With the bar exam and biting my tongue and all, I think I forgot that sometimes, it feels awfully good to complain, even if you know you’ve said the exact words before and even if you know exactly what the person on the business end of your gripes is going to say in reply. 


Maybe the best we can hope for without giving up on monogamy altogether is this: that our complaints aren’t about our significant others and that those significant others don’t start to complain that we’re becoming a broken record.  They listen, they validate, and then they launch into their own familiar complaints, worn and bare as your grandparents’ sheets. 


After all, Tony Soprano and Lorelei Gilmore wouldn’t be consistent characters without their consistent issues.  We wouldn’t like their shows and wouldn’t relate to them if with each problem they simply found a solution.  If these characters turned every obstacle into an opportunity for true and profound personal growth, we’d probably all be gagging and coughing and turning the channel.  Right?

2 comments:

Toni March 16, 2008 at 6:05 PM  

This is so true.
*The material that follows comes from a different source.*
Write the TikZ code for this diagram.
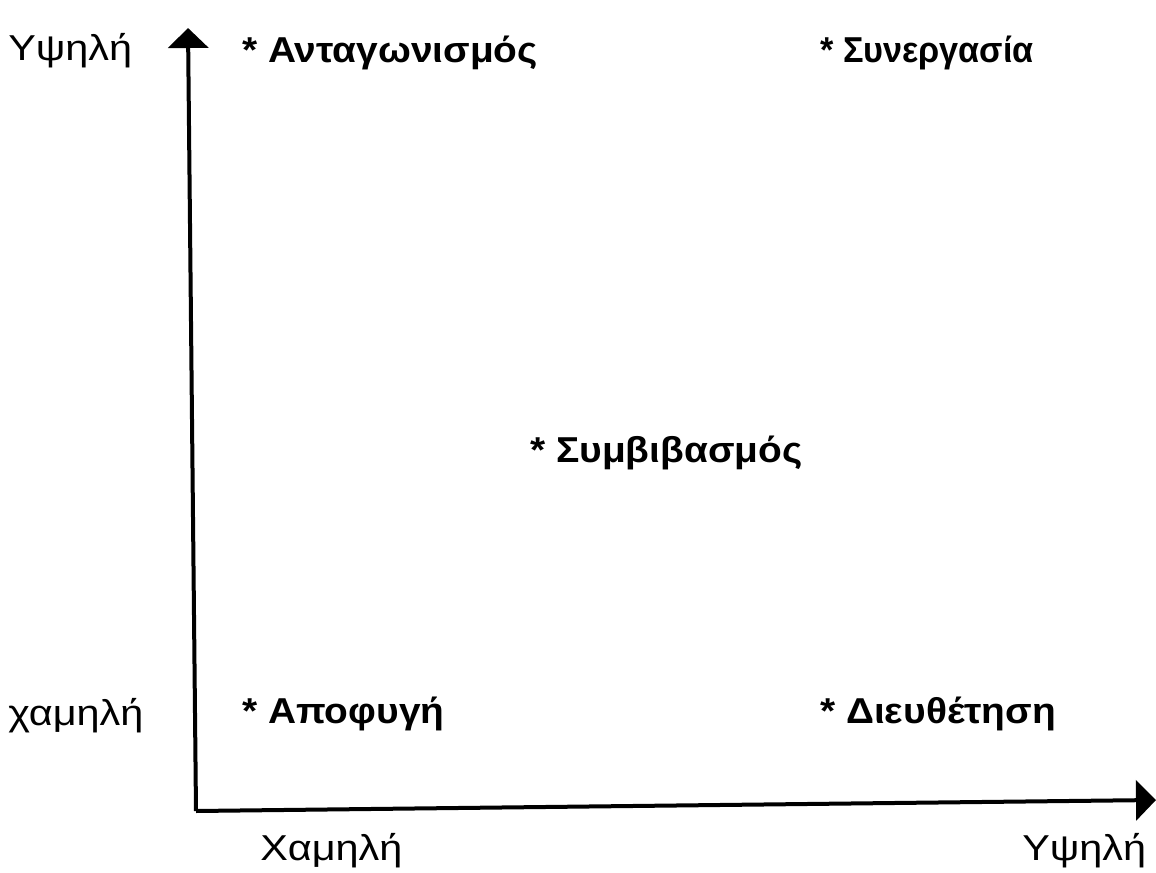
\documentclass[tikz,border=0pt]{standalone}
\usepackage{fontspec}
\setmainfont[FakeStretch=1.15]{Liberation Sans}
\newfontfamily\modefont[FakeStretch=1.08]{Liberation Sans Bold}
\newfontfamily\modefontnarrow[FakeStretch=0.95]{Liberation Sans Bold}
\usetikzlibrary{arrows.meta}
\tikzset{
  axis/.style={line width=3pt, -{Triangle[width=30pt,length=15pt]}},
  level/.style={anchor=base west, inner sep=0pt, font=\fontsize{27}{30}\selectfont},
  mode/.style={anchor=base west, inner sep=0pt, font=\fontsize{27}{30}\modefont},
  narrowmode/.style={mode, font=\fontsize{27}{30}\modefontnarrow},
}
\begin{document}
\begin{tikzpicture}[x=0.75pt, y=-0.75pt]
\useasboundingbox (0,0) rectangle (1156,873);
% axes
\coordinate (o) at (196,811);
\coordinate (ytop) at (188,28);
\coordinate (xend) at (1156,800);
\draw[axis] (o) -- (ytop);
\draw[axis] (o) -- (xend);
% axis levels
\node[level] (yhigh) at (8,61) {Υψηλή};
\node[level] (ylow) at (8,725) {χαμηλή};
\node[level] (xlow) at (260,860) {Χαμηλή};
\node[level] (xhigh) at (1022,860) {Υψηλή};
% conflict handling modes
\node[mode] (comp) at (242,63) {* Ανταγωνισμός};
\node[narrowmode] (coll) at (820,63) {* Συνεργασία};
\node[mode] (comprom) at (530,462) {* Συμβιβασμός};
\node[mode] (avoid) at (242,723) {* Αποφυγή};
\node[mode] (accom) at (820,723) {* Διευθέτηση};
\end{tikzpicture}
\end{document}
I find the same thing when I read back through old journals. It seems time passes but not much really changes. Still, some things change eventually and so I keep going. :)

Christina March 18, 2008 at 10:42 AM  

That's why I rely on my network of friends and even on my blog when I need any new insight. But there are some of my issues that I can only discuss with Aaron, and it's so true that we go back to the same old conversations.

It's true for arguments, too. The issues that bother Aaron and I end up becoming the same arguments over and over. It's to the point that we know what the other person will say if the argument starts, which at least makes it easier to end: "Yes, you feel like you're going to be stuck in this dead end job forever, but you know that once we meet certain goals you can quit. Now can we have dinner, please?"